Whether for work or personal use, having an additional screen opens up a world of possibilities. Whatever the reasoning, if you connect an external display to your Mac computer, you can achieve more and face fewer limitations than single display setups. In this article, we take a look at how to connect an external display to your Mac and show you how your iPad can be put into use. We also discuss what you’ll need before you get started.
Before you start: find the right dongles or cables
Of course, you’ll need an external display at the bare minimum, although the right cables or dongles are needed depending on the age of your Mac. A good HDMI cable is a necessity for Macs dating from around 2012, although some of these models use other connectors.
MacBooks with a built-in DisplayPort require their own compatible dongles and cables to connect to an external display.
A Thunderbolt cable will be required for any external display designed for a MacBook. USB-C connectors will of course need dongles to connect everything.
Thunderbolt 3 compatible displays are also a good choice, as these cables will charge your laptop alongside when used as an external display. Apple has a How-To Guide to help you select the correct cable for your computer.
How to connect an external display to your Mac
Assuming you have all the right cables, physically adding an external display is straightforward: plug it into the correct port, and your display should mirror everything on your MacBook computer.
At this point, you will need to organize the two displays so that you can switch between screens. To do this, access your “System Preferences”, either from the Apple logo in the toolbar, or via a Spotlight search.
Next, choose the Views panel.
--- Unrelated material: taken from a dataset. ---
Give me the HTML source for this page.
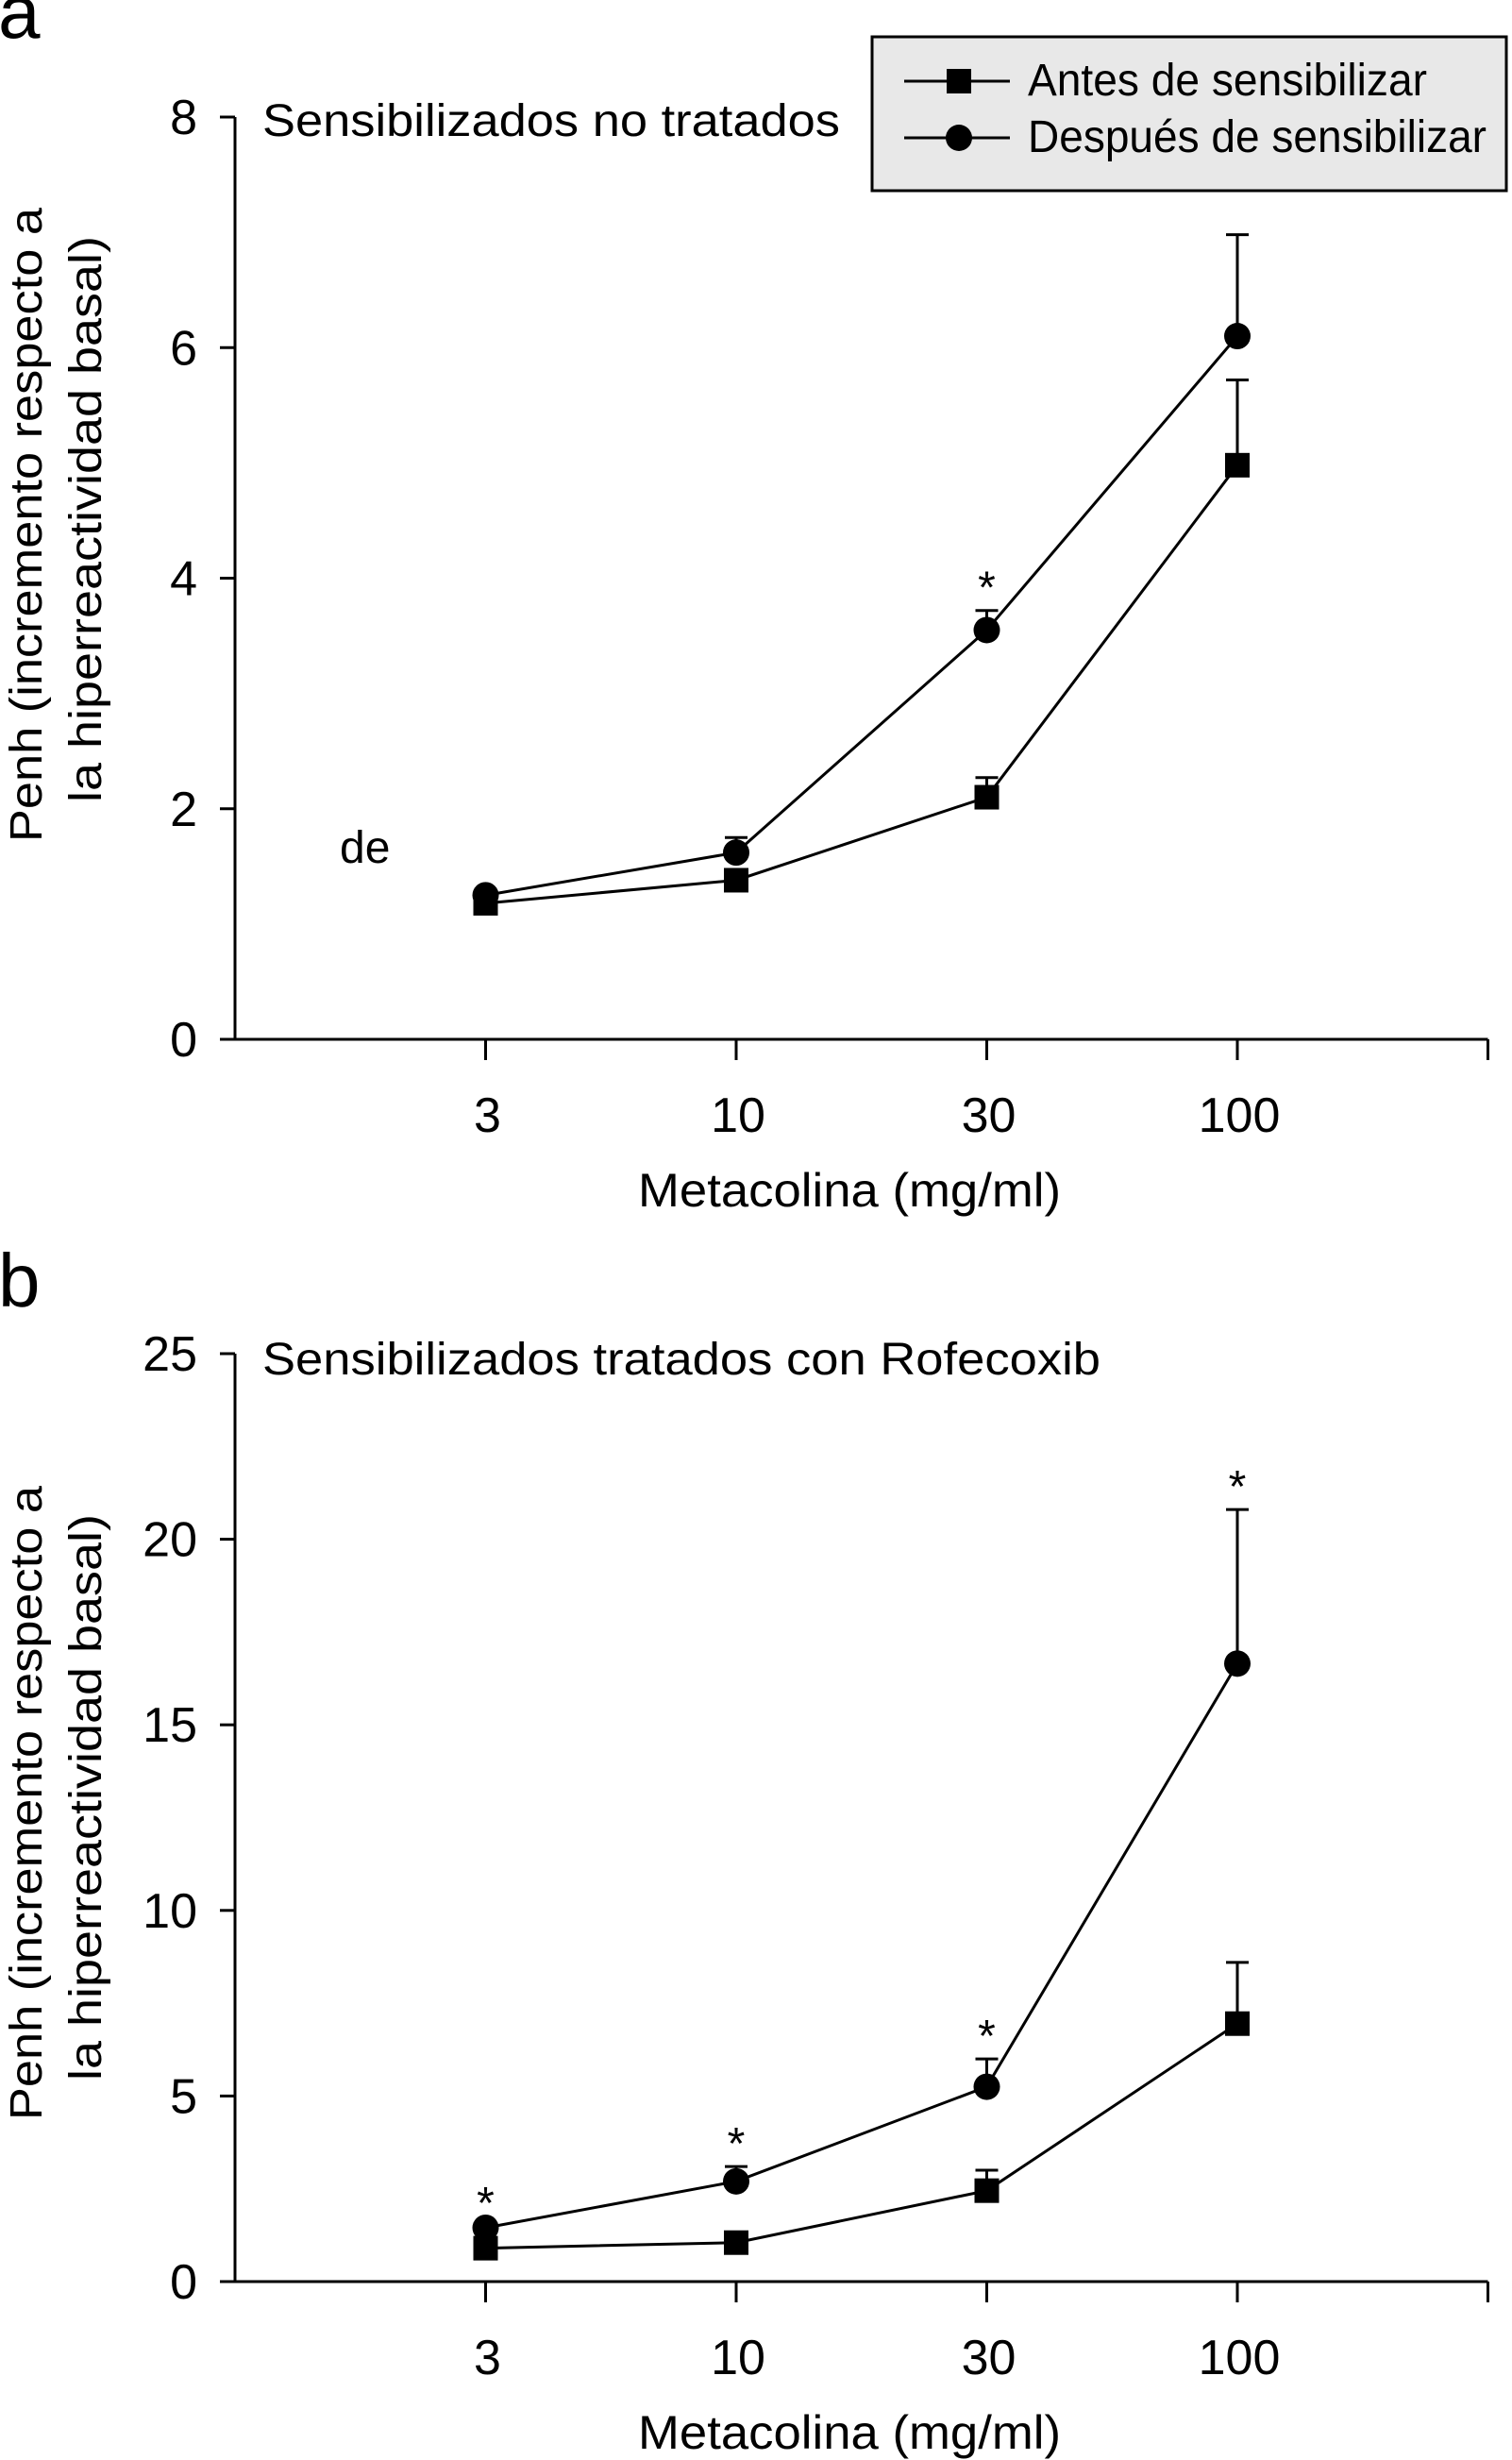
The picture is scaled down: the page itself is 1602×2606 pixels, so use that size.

When the pop-up window appears, click Arrange. You should see rectangles representing your screens. The main screen is displayed with a white border at the top. From there, you can implement the following:
Mirror your screen . It’s great if you need more space without needing multiple windows.
Use separate screens . If you uncheck the mirroring displays option, you can extend your desktop using the second monitor.
For optimal performance, the best positioning is to align the monitors with the way they are physically positioned. If you have the external display in front of you and the MacBook on the right or left, arrange the displays this way by dragging the rectangles until they are positioned correct
To make your second display the main one, you can drag it to the left side of the screen by clicking on the white bar. Note that your main screen will be the one that receives notifications from the app. The dock will also appear on any screen where the mouse cursor is currently located
Using the Sidecar function with your iPad
An iPad might not be considered a traditional display, but from macOS Catalina you can use the Sidecar feature. This feature allows the iPad to act as an additional screen for your computer.
For this to work, you will need a supported macOS computer . You will also need an iPad running iOS 13 or higher. This includes iPad Pro, iPad 6th generation or later, iPad mini 5th generation, and iPad Air 3rd generation.
The configuration of the Sidecar is the same for wireless and wired connections. Using a wired connection is as easy as using a USB-C or Lightning cable to connect the two.
To activate Sidecar, make sure your iPad is on and near your MacBook. On the MacBook, look for the AirPlay button near the menu bar in the upper right corner of the screen.
In the drop-down menu here, you should see the iPad you want to use as an external display.